While on an early morning walk, I observed a sweet, earthy aroma all around me. The air in the forest here is cool and damp. Not much sun reaches the thick, age-old forest floor. We are beyond blessed that our property Wind River is bordered by the Ouachita National Forest, bordered on the East side by the Caddo River. The majority of Wind River is forested. I noticed decaying leaves, logs, hickory nuts, etc. The forest floor is thick and cushioned with ages and ages of beautifully decomposed organic matter, worms, beneficial insects and fungi. I suddenly had a revelation… Oh, sweet earth! I ran my hands through it, scooped it up and took in a deep and appreciative inhale. And then I understood… this is good dirt.

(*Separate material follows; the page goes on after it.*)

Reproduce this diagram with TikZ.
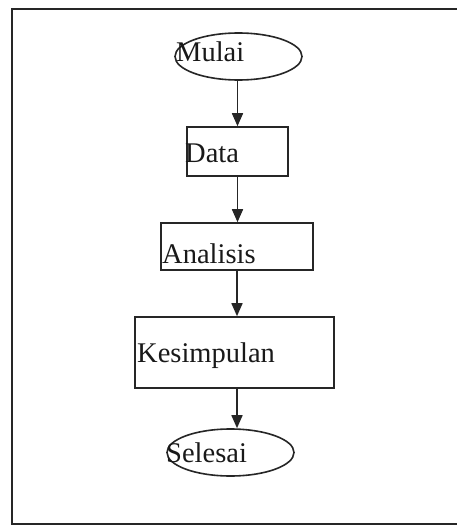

Here at our Wind River Garden we have a fun mantra: “You’re not eating a good vegetable; you’re eating good dirt. Another way to look at it, how can you grow quality produce without quality dirt? You simply cannot. Just read the studies on large-scale commercially harvested vegetables, depleted of vitamins and minerals. It is really eye-opening.
Our garden beds are lovingly tended with organic, sustainable and regenerative practices. Absolutely no pesticides here. So it made perfect sense to extend our season with a hoop house/greenhouse. As the year 2022 rapidly approaches 2023, I look forward to documenting the growth of our gardening... and of my gardening skills.